Kyongnosla Alpine Wildlife Sanctuary
Kyongnosla and Tsomgo lie on the Gangtok-Natu La highway in East Sikkim. The Sanctuary has dense bamboo thickets and typical temperate vegetation with Rhododendron – Silver Fir – Juniper forest and ground flora like Aconites, Potentilla,Aster, Iris, ground orchids and wild strawberries. There are steep cliffs that are snowbound throughout the year, as also open areas used by livestock in summer, until a recent ban by the government on grazing in forest areas. This IBA is a popular tourist destination barely 40 km from the State capital, Gangtok.
Situated at the elevation between 10,000ft to 13000ft the Kyongnosla sanctuary abounds in alpine flowers like Primulas, Poppies, Magnolias and Rhododendron. The sanctuary is home to several endemic floral species of Himalayas particularly medicinal plants and orchids. Some huge and majestic silver firs spread over the area towering above the dense rhododendron forests and fields of tiny flowering plants. There are also dense bushes of bamboos at the lower altitudes, which forms an ideal habitat for animals like the Red Panda. The difficult terrain of the region has still kept a large portion of the sanctuary as unexplored.
The Kyongnosla Sanctuary commands a breathtaking view of Kanchenjunga peak in the west and Mt. Pandim and Mt.

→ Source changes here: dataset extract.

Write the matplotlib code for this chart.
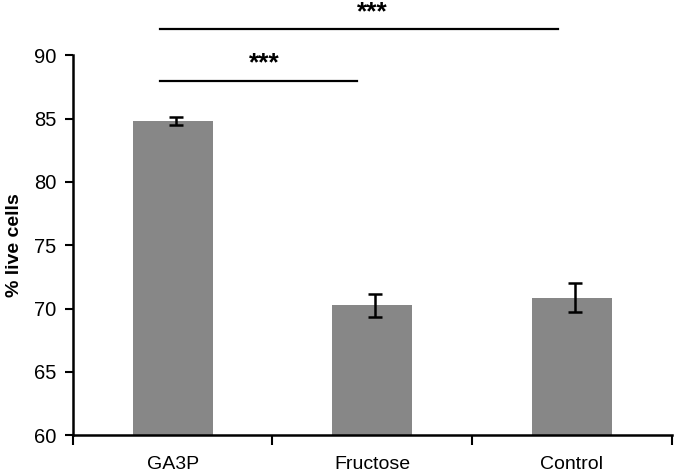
import numpy as np
import matplotlib.pyplot as plt

categories = ["GA3P", "Fructose", "Control"]
live_pct = [84.8, 70.25, 70.85]
live_err = [0.3, 0.9, 1.15]
ytick_vals = [60, 65, 70, 75, 80, 85, 90]

# significance brackets: (x start, x end, height, label x, label)
sig_pairs = [(-0.065, 0.925, 88.0, 0.46, "***"),
             (-0.065, 1.93, 92.05, 1.0, "***")]

plt.rcParams["font.family"] = ["Liberation Sans", "DejaVu Sans"]

fig = plt.figure(figsize=(6.75, 4.73), dpi=100)
ax = fig.add_axes([0.108, 0.080, 0.887, 0.803])

x = np.arange(len(categories))
ax.bar(x, live_pct, width=0.4, color="#878787", zorder=2)
ax.errorbar(x + 0.015, live_pct, yerr=live_err, fmt="none", ecolor="black",
            elinewidth=1.8, capsize=5, capthick=1.8, zorder=3)

ax.set_xlim(-0.5, len(categories) - 0.5)
ax.set_ylim(60, 90)
ax.set_yticks(ytick_vals)
ax.tick_params(axis="y", labelsize=14.5, direction="out", length=6, width=1.5, pad=6)

# category labels at centres, tick marks at group boundaries
ax.set_xticks(x)
ax.set_xticklabels(categories, fontsize=14)
ax.tick_params(axis="x", which="major", length=0, pad=15)
ax.set_xticks(np.arange(-0.5, len(categories), 1.0), minor=True)
ax.tick_params(axis="x", which="minor", direction="out", length=7, width=1.5)

for side in ("top", "right"):
    ax.spines[side].set_visible(False)
for side in ("left", "bottom"):
    ax.spines[side].set_linewidth(1.8)

ax.set_ylabel("% live cells", fontsize=14, fontweight="bold", labelpad=8)

for x0, x1, h, lx, lab in sig_pairs:
    ax.plot([x0, x1], [h, h], color="black", lw=1.6, clip_on=False)
    ax.text(lx, h + 0.8, lab, ha="center", va="baseline",
            fontsize=19, fontweight="bold", clip_on=False)

fig.savefig("out.png", dpi=100)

Norsing in the southern side. This unique high altitude scenic sanctuary is also rich in its wildlife divercity. Among the most important species found here apart from Red Panda are Snow leopard, Musk deer, various species of mountain goat and sheep, Himalayan black bear, raptors such as black eagle, black winged kite and kestrel and pheasants such as monals and blood pheasant etc. Although it is difficult to spot an animal on one’s journey to Tsongo Lake and Nathula, but the Kyongnosla Sanctuary is one of the safest refuge of these rare species because of the strict protection by forest department and army personnel. The difficult terrain is also an assistance to save the endangered animals.
More than 230 species of birds have been identified (U. Lachungpapers. comm. 2003). Outside Khangchendzonga National Park, this is the site where the State Bird of Sikkim, the Blood Pheasant Ithaginis cruentus, is found, probably in significant numbers. Among the globally threatened species of this site, the most prominent one would be the Wood Snipe Gallinago nemoricola, as it possibly
breeds here (U. Lachungpa pers. comm. 2003). Satyr Tragopan Tragopan satyra at the upper limit of its range, and Himalayan Monal Lophophophorus impejanus, the former considered as Near Threatened (BirdLife International 2001), are also residents. The Snow Pigeon Columba leuconota come down here in winter.
Other species of interest are the Fire-tailed Sunbird Aethopyga ignicauda and Gold-naped Black Finch Pyrrhoplectes epauletta, birds of temperate forest. Golden Eagle Aquila chrysaetos and Greater Spotted Eagle Aquila clanga, Brown-headed Gull Larus brunnicephalus with Tufted Pochard Aythya fuligula were seen
occasionally in Tsomgo Lake during the winter Asian Waterfowl Census (AWC). Pallas’s Fish-Eagle Haliaeetus leucoryphus was once seen in the forest patch below Tamzey during a survey for Red Panda in 1998 (U. Lachungpa pers. comm. 2003).